Gibbous Moon 1980

Paterson Ewen, Gibbous Moon, 1980

Paterson Ewen, Gibbous Moon, 1980
Acrylic on plywood, 228.6 x 243.8 cm
National Gallery of Canada, Ottawa

The moon is one of the most dominant and striking images in Paterson Ewen’s later work, and Gibbous Moon is one of his best-known iterations. When Ewen represented Canada at the 1982 Venice Biennale, this image was featured on the cover of the catalogue and poster that accompanied the exhibition. In Gibbous Moon, the moon dominates the pictorial field, yet it appears ungainly. The dimpled and gouged surface shifts from reddish orange to yellow, the occasional grey patches represent the lunar mares, the spidery lines at the bottom and top left recall some of the playful forms in the Constellations series, 1939–41, by Joan Miró (1893–1983). These details appear as scarring on the moon’s surface, much as Ewen had been marked by the constant struggles with his mental health. However, the orange colour and minimal gouging in Gibbous Moon signal it as a very positive representation of the moon; orange was Ewen’s favourite colour and he considered it the most sensual one.

 

Diagram of a Multiple Personality #7, 1966, by Paterson Ewen
Paterson Ewen, Diagram of a Multiple Personality #7, 1966, acrylic on canvas, 121.3 x 121.3 cm, private collection.

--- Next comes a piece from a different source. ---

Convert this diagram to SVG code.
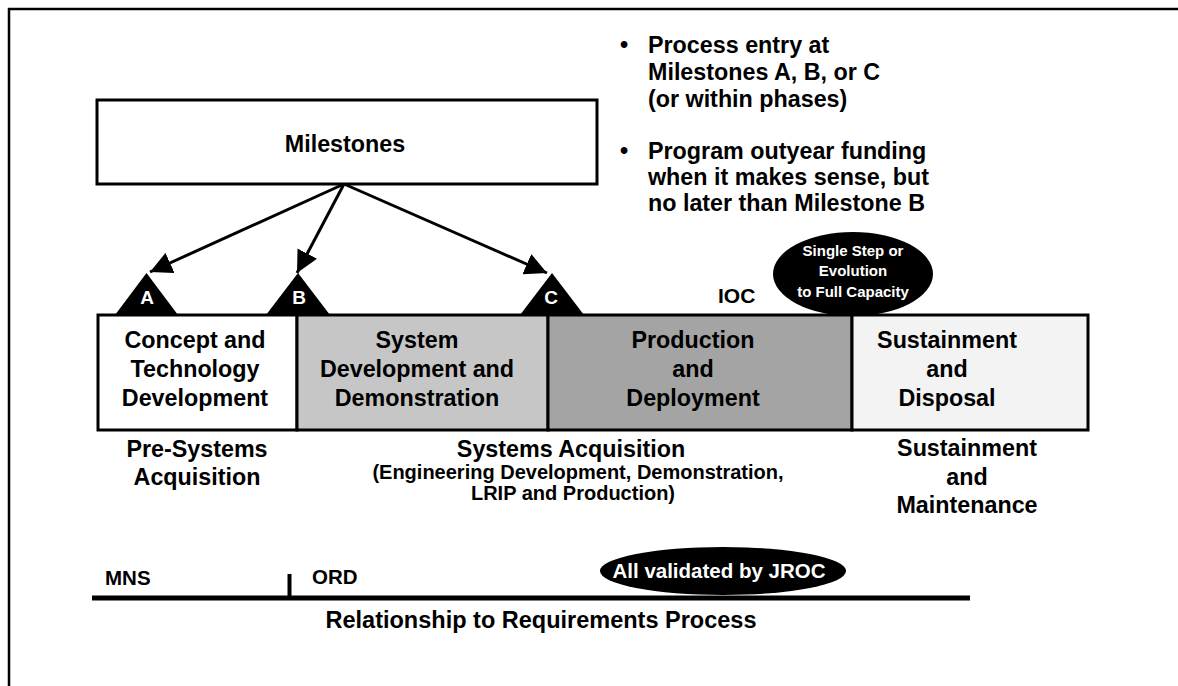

Of all the celestial objects, Ewen identified most closely with the moon. The many phases and types he painted—full, gibbous, half, and crescent; harvest moons; daytime moons; lunar eclipses—represent different sides of Ewen’s personality, just as his many diagrams of multiple personality use a single pattern and vary it through rotation, as in Diagram of the Multiple Personality #7, 1966. Author Ron Graham relates: “Ewen becomes noticeably shaky on full-moon days.

 

Generally the moon portraits, like his self-portraits, have an unsettling quality about them.  Ewen often portrays the moon as an awkward isolated orb, mostly at night but occasionally during the day. In other words, just as the sun illuminates the moon but rarely shares the sky with it, society sustained Ewen but he was never comfortable in it. Only on rare occasions does the moon eclipse the sun, just as the artist could overcome his alienation momentarily but never permanently.

 

Perhaps the moon became Ewen’s Mount Fuji, that constant in the prints of the nineteenth-century Japanese artists making woodcuts. That mountain, too, is depicted from different vantage points, in varying scales, but is almost always a feature of the landscape. And like the moon, Mount Fuji is a solitary icon, a spiritual place, a symbol of death and rebirth.